Tips To Ace Public Speaking
Growing up as a very soft-spoken, introverted kid, presentations were never easy during my polytechnic years. Heck, meeting new people was already hard. I was watching a show a few days ago on National Geographic (I don’t remember the show’s title) and on this episode, they explained that dealing with stage fright is mostly just a mind game.
Those who fear being the centre of attention think that people are observing their every move, and worry about making fools of themselves. They therefore start to panic and that leads to their stage fright. Basically, these people are just thinking too much. Easy to say, but what do you do when all you want is to hide in a corner and mind your own business, without being noticed?
However, they also did a survey and the observers of the presentation actually did not even notice anything the presenter did. They could not even remember what he/she was wearing! With that in mind, I’m going to share some tips for soft-spoken and fearful people on how they can be better prepared for their next presentation:
Practice Your Speech
They say, practice makes perfect. For the non-natural public speakers, continuously practicing your presentation speech will help you smoothen your actual presentation. This is because as you become more familiar and comfortable with your speech and won’t need to read the script, you will become more confident and a lot calmer in the spotlight.
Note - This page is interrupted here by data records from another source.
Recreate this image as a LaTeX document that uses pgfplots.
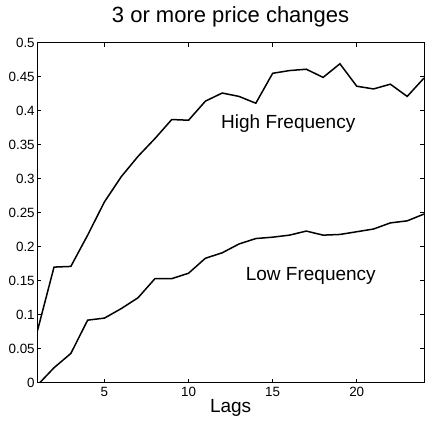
\documentclass[border=0pt]{standalone}
\usepackage{fontspec}
\setmainfont{Liberation Sans}
\usepackage{pgfplots}
\pgfplotsset{compat=1.18}

\begin{document}
\begin{tikzpicture}
\useasboundingbox (-37.2bp,-45.3bp) rectangle (389.8bp,382.7bp);
\begin{axis}[
    at={(0,0)}, anchor=south west,
    scale only axis,
    width=386.8bp, height=340bp,
    xmin=1, xmax=24, ymin=0, ymax=0.5,
    xtick={5,10,15,20},
    ytick={0,0.05,...,0.5},
    yticklabels={0,0.05,0.1,0.15,0.2,0.25,0.3,0.35,0.4,0.45,0.5},
    tick align=inside,
    major tick length=4bp,
    axis line style={line width=0.8bp},
    tick style={line width=0.6bp, black},
    /pgf/number format/assume math mode=true,
    ticklabel style={font=\fontsize{13.4bp}{15bp}\selectfont},
    xticklabel style={yshift=-1bp},
    yticklabel style={xshift=1bp},
    title={3 or more price changes},
    title style={font=\fontsize{22bp}{25bp}\selectfont, at={(rel axis cs:0.5,1)}, anchor=south, yshift=6bp},
    xlabel={Lags},
    xlabel style={font=\fontsize{19bp}{22bp}\selectfont, yshift=4bp},
    clip=true,
]
\addplot[black, line width=1.5bp] coordinates {
(1,0.075) (2,0.170) (3,0.171) (4,0.217) (5,0.266) (6,0.303) (7,0.333) (8,0.359)
(9,0.387) (10,0.386) (11,0.414) (12,0.426) (13,0.421) (14,0.411) (15,0.455)
(16,0.459) (17,0.461) (18,0.449) (19,0.469) (20,0.436) (21,0.432) (22,0.439)
(23,0.421) (24,0.448)
};
\addplot[black, line width=1.5bp] coordinates {
(1,-0.004) (2,0.022) (3,0.043) (4,0.092) (5,0.095) (6,0.109) (7,0.125) (8,0.153)
(9,0.153) (10,0.161) (11,0.183) (12,0.191) (13,0.204) (14,0.212) (15,0.214)
(16,0.217) (17,0.223) (18,0.217) (19,0.218) (20,0.222) (21,0.226) (22,0.235)
(23,0.238) (24,0.248)
};
\node[font=\fontsize{19bp}{22bp}\selectfont] at (axis cs:15.93,0.381) {High Frequency};
\node[font=\fontsize{19bp}{22bp}\selectfont] at (axis cs:17.27,0.157) {Low Frequency};
\end{axis}
\end{tikzpicture}
\end{document}
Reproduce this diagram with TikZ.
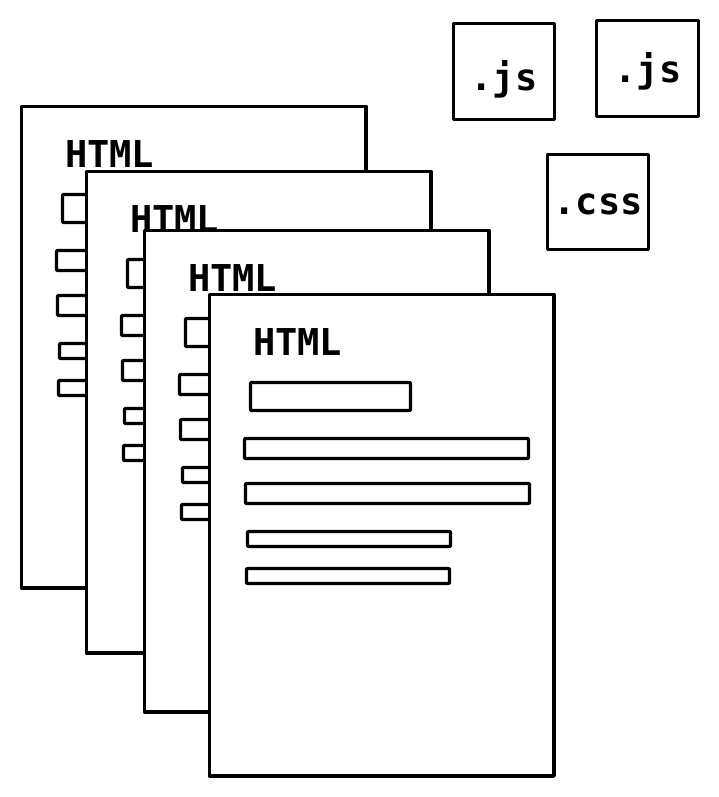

You don’t want to sound like a robot reading from the script, so practice speaking naturally like you’re talking to someone. I practiced repeatedly in front of the mirror 2-3 days before my presentation.
Practice Your Voice Projection
My friends used to say that I speak as though I was the ant whisperer. It was so soft, it was worse than a whisper, at least to them. Throughout my poly days my lecturers would say I was too soft and too fast (nervousness). So, you have to practice projecting your voice naturally and that comes with practice as well.
Alternatively, you could try the method I used to improve the volume of my voice though it was unintended. I used to work part-time at a bubble tea store and during rush hours, the place would be very noisy because it was as a standalone store and when a number of people were talking at once, I had to shout to repeat my order or to call out the orders. It happened so often I became comfortable with projecting my voice louder than before.
So as I moved on to university, I did not have much of a problem with volume. But yeah, I was still a nervous wreck. But my friends were encouraging and noted my huge improvement from my very first presentation (damn solo presentations) to my last presentation in school. It was a pat on the back and it did pay off.
Learn To Laugh Off Your Own Mistakes
Don’t be embarrassed you mispronounced a word or couldn’t speak for a moment. Calm yourself down, laugh it off, say sorry and start again. Laughing off your own mistakes makes you less nervous about people judging or mocking you. I’ve been there, done that. It is okay to make mistakes, even the best speakers make mistakes.
Know Your Audience, Be Your Own Audience
Remember those boring talks we had in school where we needed toothpicks to keep our eyelids up? You do not want to be one of those speakers. To be able to engage and capture your audience’s attention during a presentation, here are a few tips to help you along:
- Visual aid: We don’t like lengthy slide presentations because it looks like a lazy job done. It looks like copy-paste work. And honestly, no one bothers reading through the lump of texts you’ve inserted into your slides. I love customizing my slides to only show the key words with suitable visual images. A presentation deck is a tool used to help you elevate your points, not you aiding your presentation through repeating the same words on the screen. So keep the slides short, and explain the points yourself in the simplest way possible. Learn from Apple, simple, short and sweet.
- Be relatable: One thing I loved about my lecturers was that they knew their audience demographic well and spoke in a manner we could all relate to, to a point where we felt we were being taught by friends. Think through who your audiences are, and insert relatable images to capture their attention, for example, memes. Unless you’re doing a business-to-business presentation, presentations are meant to be free, creative and fun, that’s the only way you’re going to win the hearts of your listeners.
In closing, don’t expect immediate change by doing this, but you will definitely slowly improve to become better and more natural at it. Don’t beat yourself up because others are doing better than you at presentations. Sometimes there are things in life you just have to work harder to achieve and like me, this is one of them. So learn to embrace it rather than feel depressed about it and you’ll reap what you sow!